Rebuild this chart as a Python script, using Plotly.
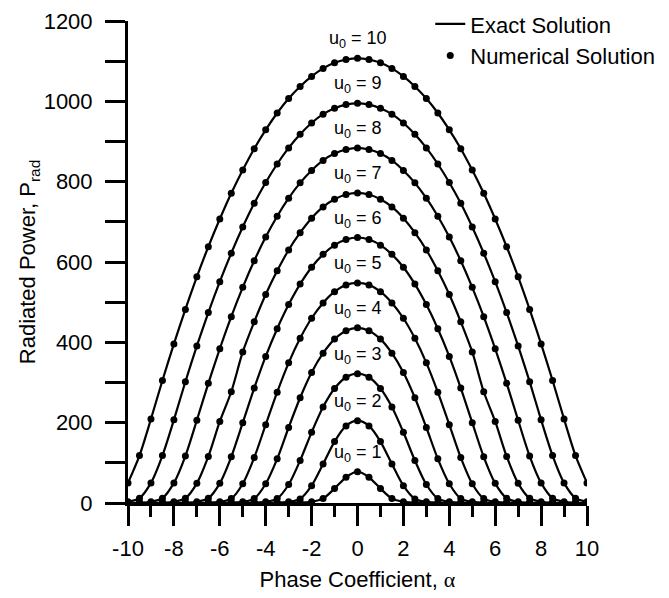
import plotly.graph_objects as go

# Phase coefficient grid shared by every curve
alpha = [-10, -9.5, -9, -8.5, -8, -7.5, -7, -6.5, -6, -5.5, -5, -4.5, -4, -3.5, -3, -2.5, -2, -1.5, -1, -0.5,
         0, 0.5, 1, 1.5, 2, 2.5, 3, 3.5, 4, 4.5, 5, 5.5, 6, 6.5, 7, 7.5, 8, 8.5, 9, 9.5, 10]

# Radiated power for each u0 value
p_u1 = [0, 0, 0, 0, 0, 0, 0, 0, 0, 0, 0, 0, 0, 0, 0, 1, 3, 11, 36, 64,
        78, 64, 36, 11, 3, 1, 0, 0, 0, 0, 0, 0, 0, 0, 0, 0, 0, 0, 0, 0, 0]
p_u2 = [0, 0, 0, 0, 0, 0, 0, 0, 0, 0, 0, 0, 0, 1, 3, 10, 43, 97, 153, 192,
        205, 192, 153, 97, 43, 10, 3, 1, 0, 0, 0, 0, 0, 0, 0, 0, 0, 0, 0, 0, 0]
p_u3 = [0, 0, 0, 0, 0, 0, 0, 0, 0, 0, 0, 1, 3, 11, 46, 106, 176, 239, 285, 313,
        322, 313, 285, 239, 176, 106, 46, 11, 3, 1, 0, 0, 0, 0, 0, 0, 0, 0, 0, 0, 0]
p_u4 = [0, 0, 0, 0, 0, 0, 0, 0, 0, 1, 3, 11, 48, 110, 188, 262, 325, 373, 408, 429,
        436, 429, 408, 373, 325, 262, 188, 110, 48, 11, 3, 1, 0, 0, 0, 0, 0, 0, 0, 0, 0]
p_u5 = [0, 0, 0, 0, 0, 0, 0, 1, 3, 11, 48, 113, 195, 276, 349, 410, 460, 498, 526, 543,
        548, 543, 526, 498, 460, 410, 349, 276, 195, 113, 48, 11, 3, 1, 0, 0, 0, 0, 0, 0, 0]
p_u6 = [0, 0, 0, 0, 0, 1, 3, 12, 49, 115, 200, 286, 365, 434, 494, 545, 587, 619, 642, 656,
        661, 656, 642, 619, 587, 545, 494, 434, 365, 286, 200, 115, 49, 12, 3, 1, 0, 0, 0, 0, 0]
p_u7 = [0, 0, 0, 1, 3, 12, 49, 116, 203, 277, 376, 451, 519, 578, 630, 673, 709, 737, 756, 768,
        772, 768, 756, 737, 709, 673, 630, 578, 519, 451, 376, 277, 203, 116, 49, 12, 3, 1, 0, 0, 0]
p_u8 = [0, 1, 3, 12, 50, 117, 206, 298, 384, 464, 537, 603, 662, 714, 759, 797, 828, 853, 870, 880,
        884, 880, 870, 853, 828, 797, 759, 714, 662, 603, 537, 464, 384, 298, 206, 117, 50, 12, 3, 1, 0]
p_u9 = [3, 12, 50, 118, 207, 302, 391, 474, 551, 622, 687, 746, 798, 844, 884, 918, 946, 968, 983, 992,
        995, 992, 983, 968, 946, 918, 884, 844, 798, 746, 687, 622, 551, 474, 391, 302, 207, 118, 50, 12, 3]
p_u10 = [50, 118, 209, 305, 396, 482, 563, 638, 707, 771, 829, 882, 929, 971, 1007, 1037, 1062, 1082, 1096, 1104,
         1107, 1104, 1096, 1082, 1062, 1037, 1007, 971, 929, 882, 829, 771, 707, 638, 563, 482, 396, 305, 209, 118, 50]

u0_values = [1, 2, 3, 4, 5, 6, 7, 8, 9, 10]
series = [p_u1, p_u2, p_u3, p_u4, p_u5, p_u6, p_u7, p_u8, p_u9, p_u10]

# Axis tick labels (plain hyphen for negatives)
x_tick_values = [-10, -8, -6, -4, -2, 0, 2, 4, 6, 8, 10]
x_tick_labels = ["-10", "-8", "-6", "-4", "-2", "0", "2", "4", "6", "8", "10"]
y_tick_values = [0, 200, 400, 600, 800, 1000, 1200]
y_tick_labels = ["0", "200", "400", "600", "800", "1000", "1200"]

FONT = "Liberation Sans, Arial, sans-serif"
BLACK = "#000000"

fig = go.Figure()

# Exact solution: smooth curves
for u0, vals in zip(u0_values, series):
    fig.add_trace(go.Scatter(
        x=alpha, y=vals, mode="lines",
        line=dict(color=BLACK, width=2.2, shape="spline", smoothing=0.8),
        name="Exact Solution", legendgroup="exact",
        showlegend=(u0 == 10), hoverinfo="skip",
    ))

# Numerical solution: dots
for u0, vals in zip(u0_values, series):
    fig.add_trace(go.Scatter(
        x=alpha, y=vals, mode="markers",
        marker=dict(color=BLACK, size=7, symbol="circle"),
        name="Numerical Solution", legendgroup="numerical",
        showlegend=(u0 == 10),
    ))

# u0 labels above each peak
for u0, vals in zip(u0_values, series):
    peak = vals[alpha.index(0)]
    fig.add_annotation(
        x=0, y=peak, xref="x", yref="y",
        text=f"u<sub>0</sub> = {u0}",
        showarrow=False, yanchor="bottom", xanchor="center", yshift=5,
        font=dict(family=FONT, size=18, color=BLACK),
    )

axis_common = dict(
    showline=True, linecolor=BLACK, linewidth=3,
    ticks="outside", tickcolor=BLACK, tickwidth=3,
    showgrid=False, zeroline=False, mirror=False,
    tickfont=dict(family=FONT, size=22, color=BLACK),
)

fig.update_xaxes(
    range=[-10, 10], tickmode="array", tickvals=x_tick_values, ticktext=x_tick_labels, ticklen=20,
    minor=dict(dtick=1, tick0=-10, ticklen=11, tickwidth=3, tickcolor=BLACK, ticks="outside", showgrid=False),
    title=dict(
        text='Phase Coefficient, <span style="font-family:Liberation Serif, Times New Roman, serif">α</span>',
        font=dict(family=FONT, size=22, color=BLACK), standoff=12,
    ),
    ticklabelstandoff=4,
    **axis_common,
)

fig.update_yaxes(
    range=[0, 1200], tickmode="array", tickvals=y_tick_values, ticktext=y_tick_labels, ticklen=20,
    minor=dict(dtick=100, tick0=0, ticklen=20, tickwidth=3, tickcolor=BLACK, ticks="outside", showgrid=False),
    title=dict(
        text="Radiated Power, P<sub>rad</sub>",
        font=dict(family=FONT, size=22, color=BLACK), standoff=2,
    ),
    ticklabelstandoff=8,
    **axis_common,
)

fig.update_layout(
    width=669, height=598,
    margin=dict(l=128, r=82, t=21, b=95, autoexpand=False),
    paper_bgcolor="white", plot_bgcolor="white",
    font=dict(family=FONT, color=BLACK),
    showlegend=True,
    legend=dict(
        x=0.6585, y=1.037, xanchor="left", yanchor="top",
        bgcolor="rgba(0,0,0,0)", borderwidth=0,
        font=dict(family=FONT, size=22, color=BLACK),
        tracegroupgap=0,
    ),
)

fig.write_html("out.html")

TO DO:
Starting at the top of the listing above, reproduce each line up to and including the one with "import plotly.graph_objects as go"; omit the pictures.

THE OUTPUT:
Rebuild this chart as a Python script, using Plotly.
import plotly.graph_objects as go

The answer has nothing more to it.